Submitted in 2009, the Philips LED bulb successfully completed 18 months of intensive field, lab, and product testing to meet the rigorous requirements of the L Prize competition - ensuring that performance, quality, lifetime, cost, and availability meet expectations for widespread adoption and mass manufacturing. If every 60-watt incandescent bulb in the U.S. was replaced with the 10-watt L Prize winner, the nation would save about 35 terawatt-hours of electricity or $3.9 billion in one year and avoid 20 million metric tons of carbon emissions.
"The L Prize challenges the best and brightest minds in the U.S. lighting industry to make the technological leaps forward that can greatly reduce the money we spend to light our homes and businesses each year," said Energy Secretary Steven Chu. "Not only does the L Prize challenge innovative companies like Philips to make LED technology even more energy efficient, it also spurs the lighting industry to make LEDs affordable for American families."

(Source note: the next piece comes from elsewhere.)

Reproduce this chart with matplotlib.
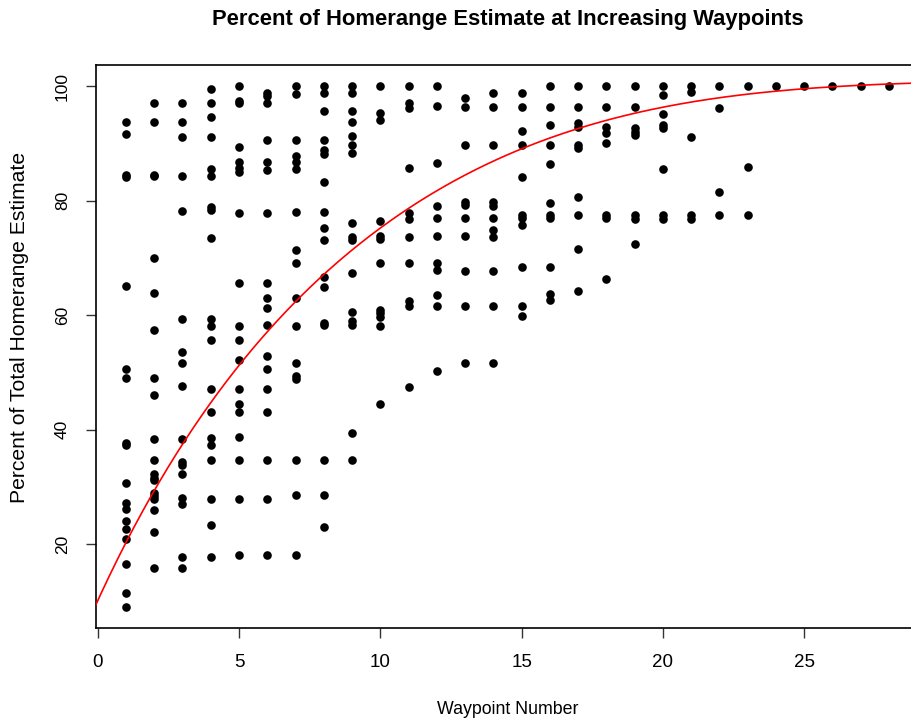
import numpy as np
import matplotlib
matplotlib.use("Agg")
import matplotlib.pyplot as plt

plt.rcParams['font.family'] = ['Liberation Sans', 'DejaVu Sans']

# number of observations at each waypoint (1..28)
counts = [18, 20, 17, 20, 19, 18, 17, 17, 16, 12, 11, 11, 10, 11, 11, 11, 10,
          8, 8, 8, 5, 4, 3, 1, 1, 1, 1, 1]

# percent of total homerange estimate, listed waypoint by waypoint
percent = [
    93.7, 91.6, 84.5, 84.1, 65.1, 50.6, 49.0, 37.7, 37.3, 30.6, 27.2, 26.1, 24.0, 22.6, 20.9, 16.5, 11.4, 9.0,
    97.0, 93.7, 84.5, 84.2, 70.0, 63.8, 57.4, 49.0, 46.0, 38.3, 34.7, 32.2, 31.6, 31.2, 28.9, 28.3, 27.8, 25.9, 22.1, 15.8,
    97.0, 93.7, 91.1, 84.3, 78.2, 59.3, 53.5, 51.6, 47.6, 38.3, 34.3, 33.8, 32.2, 28.0, 27.0, 17.7, 15.8,
    99.5, 97.0, 94.6, 91.1, 85.5, 84.3, 78.9, 78.4, 73.5, 59.3, 58.1, 55.6, 47.1, 43.1, 38.5, 37.3, 34.7, 27.9, 23.3, 17.7,
    100.0, 97.4, 97.0, 89.3, 86.7, 85.7, 85.0, 77.8, 65.6, 58.1, 55.6, 52.1, 47.1, 44.5, 43.1, 38.7, 34.7, 27.9, 18.1,
    98.8, 98.3, 97.0, 90.6, 86.7, 85.3, 77.8, 65.6, 63.0, 61.2, 58.3, 52.8, 50.6, 47.1, 43.1, 34.7, 27.9, 18.1,
    100.0, 98.6, 90.6, 87.8, 86.7, 85.5, 78.0, 71.4, 69.1, 63.0, 58.1, 51.6, 49.4, 48.9, 34.7, 28.6, 18.1,
    100.0, 98.8, 95.6, 90.6, 88.9, 88.1, 83.2, 78.0, 75.2, 73.1, 66.6, 64.9, 58.6, 58.2, 34.7, 28.6, 23.0,
    100.0, 98.8, 95.6, 93.7, 91.3, 89.7, 88.3, 76.1, 73.6, 73.1, 67.4, 60.6, 58.9, 58.3, 39.4, 34.7,
    100.0, 95.2, 94.0, 76.4, 73.8, 73.2, 69.1, 60.9, 60.3, 59.7, 58.1, 44.5,
    100.0, 97.0, 96.2, 85.7, 77.9, 76.8, 73.6, 69.1, 62.5, 61.6, 47.4,
    100.0, 96.5, 86.5, 79.0, 76.9, 73.8, 69.1, 67.9, 63.5, 61.6, 50.2,
    97.9, 96.3, 89.7, 79.8, 79.2, 76.9, 73.8, 67.7, 61.6, 51.6,
    98.8, 96.3, 89.7, 79.7, 79.0, 76.9, 74.8, 73.6, 67.7, 61.6, 51.6,
    98.8, 96.3, 92.1, 89.7, 84.1, 77.5, 76.9, 75.7, 68.4, 61.6, 59.8,
    100.0, 96.3, 93.2, 89.7, 86.3, 79.6, 77.5, 76.9, 68.4, 63.7, 62.6,
    100.0, 96.3, 93.5, 92.8, 89.7, 89.2, 80.6, 77.5, 71.5, 64.2,
    100.0, 96.3, 92.8, 91.8, 90.0, 77.5, 76.9, 66.3,
    100.0, 96.3, 92.7, 92.0, 91.4, 77.5, 76.8, 72.4,
    100.0, 98.4, 95.1, 93.2, 92.6, 85.5, 77.5, 76.8,
    100.0, 99.0, 91.1, 77.5, 76.8,
    100.0, 96.2, 81.5, 77.5,
    100.0, 85.9, 77.5,
    100.0,
    100.0,
    100.0,
    100.0,
    100.0,
]

waypoint = np.repeat(np.arange(1, len(counts) + 1), counts)

# fitted saturation curve parameters
fit_asym = 101.0
fit_start = 10.1
fit_k = 0.1185
fit_n = 7.4e-5

x_ticks = [0, 5, 10, 15, 20, 25]
y_ticks = [20, 40, 60, 80, 100]

W, H = 911, 725
fig = plt.figure(figsize=(W / 100, H / 100), dpi=100)
ax = fig.add_axes([95.7 / W, (H - 628) / H, (W - 95.7) / W, (628 - 65) / H])

ax.plot(waypoint, percent, 'o', color='black', ms=6.2, mew=0, zorder=3)

xs = np.linspace(-0.2, 29.5, 400)
ys = fit_asym - (fit_asym - fit_start) * np.exp(-fit_k * xs - fit_n * xs ** 3)
ax.plot(xs, ys, color='red', lw=1.2, zorder=4)

ax.set_xlim(-0.071, 28.78)
ax.set_ylim(5.33, 103.67)
ax.set_xticks(x_ticks)
ax.set_yticks(y_ticks)
ax.set_xticklabels([str(v) for v in x_ticks], fontsize=13.5)
ax.set_yticklabels([str(v) for v in y_ticks], fontsize=12.5, rotation=90, va='center')
ax.tick_params(axis='both', direction='out', length=7.5, width=1.0, color='#333333')
ax.tick_params(axis='x', pad=11)
ax.tick_params(axis='y', pad=11)
ax.spines['right'].set_visible(False)
for s in ['left', 'bottom', 'top']:
    ax.spines[s].set_linewidth(1.2)

fig.text(507.6 / W, 1 - 20 / H, 'Percent of Homerange Estimate at Increasing Waypoints',
         ha='center', va='center', fontsize=15.8, fontweight='bold')
fig.text(507.6 / W, 1 - 710 / H, 'Waypoint Number', ha='center', va='center', fontsize=12.8)
fig.text(20 / W, 1 - 327 / H, 'Percent of Total Homerange Estimate', ha='center', va='center',
         rotation=90, fontsize=15.2)

fig.savefig('out.png', dpi=100)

"We looked at the L Prize challenge as an opportunity to innovate and develop an energy efficient alternative to a product that has remained largely unchanged for over a century," said Zia Eftekhar, CEO of Philips Lighting North America. "The fact that we are the first and only company capable of submitting a product and completing 18 months of rigorous testing not only underscores our commitment to innovation and quality, it highlights our ability to bring meaningful leading technologies into the mainstream."
Launched in 2008, the Energy Department's L Prize competition targets the 60-watt bulb because it is one of the most widely used types of light bulbs by consumers, representing roughly half of the domestic incandescent light bulb market. Innovations in residential and commercial lighting products such as those encouraged by the L Prize expand the lighting choices available to consumers and support the Department's efforts to reduce our Nation's energy use, create manufacturing jobs for U.S. workers, and save money for American families and business owners.
The winning Philips product excelled through rigorous short-term and long-term performance testing carried out by independent laboratories and field assessments conducted with utilities and other partners. The product also performed well through a series of stress tests, in which the product was subjected to extreme conditions such as high and low temperatures, humidity, vibration, high and low voltage, and various electrical waveform distortions. The Philips L Prize winning product was also required to have a useful lifetime of more than 25,000 hours, compared with 1,000 to 3,000 hours for the products these highly efficient bulbs are intended to replace. The product uses solid-state lighting technology, which utilizes light-emitting diodes (LEDs) instead of electrical filaments, plasma, or gas, and has the potential to use far less energy than other lighting technologies. As the winner, Philips will receive a $10 million cash prize as well as L Prize partner promotions and incentives. To date, 31 utilities and energy efficiency program partners stand ready to promote and develop markets for the winning product. The L Prize-winning 60-watt equivalent LED bulb from Philips could arrive in stores as soon as early 2012.